As much as Morgan: Metal Detective wants to be in the former category, I can’t help but think it ends up closer to the latter.
It has all the trappings of a cute, cuddly game, don’t get me wrong. It’s got a whimsy premise – you’re on a remote island populated by a bunch of quirky characters, and you need to find their lost items using a metal detector. There’s all kinds of cozy trappings – those characters have a very region-specific accent, and no one bats an eye at anachronisms like cassettes and a walkman that guide you on your search, and, of course, the fact you’re armed only with a metal detector to carry out your search.
As fun as it all sounds – indeed, as fun as it seems at first glance – it doesn’t take long before the forced labour begins. Searching for things with a metal detector is incredibly dull work.
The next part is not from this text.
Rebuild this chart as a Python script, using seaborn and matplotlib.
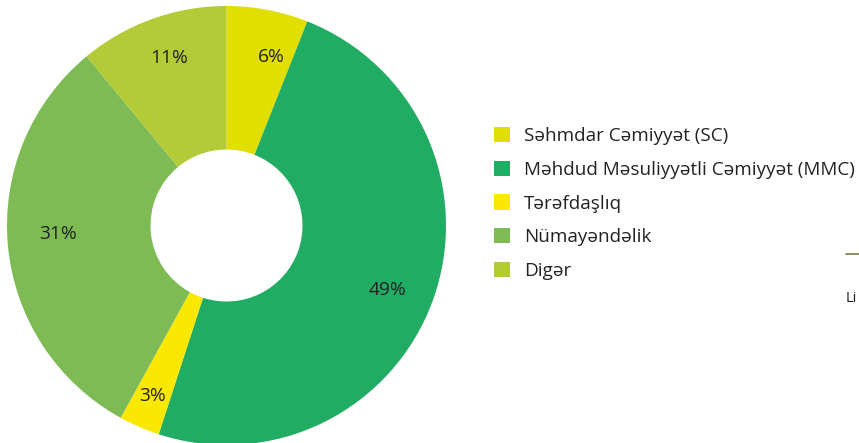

You walk around slowly, swinging the metal detector back and forth, waiting for its sensor to pick up a “ping” of lost items. To complicate things, the residents of the island appear to have had a compulsion for burying their trash, because you’re constantly digging up screws, pop cans, and all kinds of other debris – all things that set off your metal detector very easily. Finding specific lost items is just a matter of luck, and in the end you just wind up with a pockmarked landscape as a tribute to all your futile digs.
Weirdly, it’s not hard to imagine a world where Morgan: Metal Detective didn’t devolve into an endless trip of scanning and digging – it just would’ve taken a few less random items to come across, and you would’ve had a cute, relaxing game with fun characters and pleasant visuals. As it stands, though, anyone who picks it up hoping for a cozy respite will probably come to regret it.
Studio Morgan provided us with a Morgan: Metal Detective PC code for review purposes.